Management revised its earnings guidance for fiscal 2013. P&G now expects adjusted share net to fall between $3.97 and $4.07, up 3%-6% compared to the $3.85 reported last year. The company also boosted its sales guidance, and now looks for organic revenues to climb 3%-4% (up from 2%-4%). Lastly, management said that investors should expect P&G to retire between $5 billion and $6 billion worth of common stock in fiscal 2013, compared to previous guidance of $4 billion-$6 billion.

Investors reacted very favorably to the news, driving the price of PG shares more than 3% higher in the hours following the release. The stock has performed very well since the onset of calendar 2013, and is currently trading at a 52-week high.

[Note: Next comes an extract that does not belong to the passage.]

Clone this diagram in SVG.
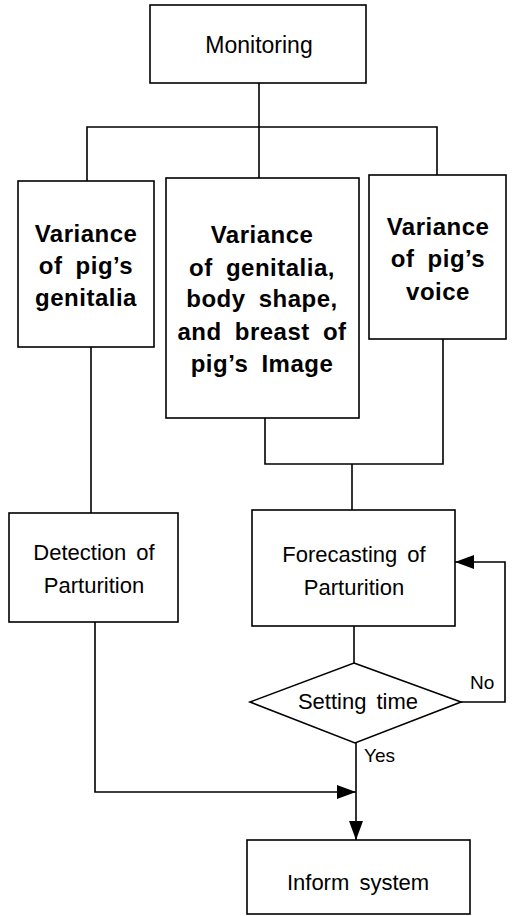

We have boosted our fiscal 2013 estimates to more closely resemble management's new guidance ranges. We have added $1.4 billion to our full-year sales call, which now stands at $85.6 billion. We also padded our share-net target by $0.09, increasing it to $4.04. We have not changed our stance regarding PG stock, however. Indeed, we still think there is a lot to like here, including the blue chip's excellent stability, high dividend yield, and worthwhile and well-defined 3- to 5-year capital appreciation potential. In fact, we think PG shares could anchor just about any retail portfolio, and believe it remains an excellent choice for large-cap institutional funds and conservatively oriented individual investors.

About The CompanyThe Procter & Gamble Company makes detergents, soaps, toiletries, foods, paper, & industrial products. Brands include: Always, Head & Shoulders, Olay, Pantene, Wella, Actonel, Dawn, Downy, Tide, Bounty, Charmin, Pampers, Folgers, Iams, Pringles, Gillette, MACH3, Braun, and Duracell. Acquired Gillette in October, 2005, and divested Folgers in June, 2009. U.S. sales accounted for 37% of total revenues last fiscal year, while Wal-Mart Stores (WMTFree Wal-Mart Stock Report) accounted for 15%.

At the time of this article’s writing, the author did not have positions in any of the companies mentioned.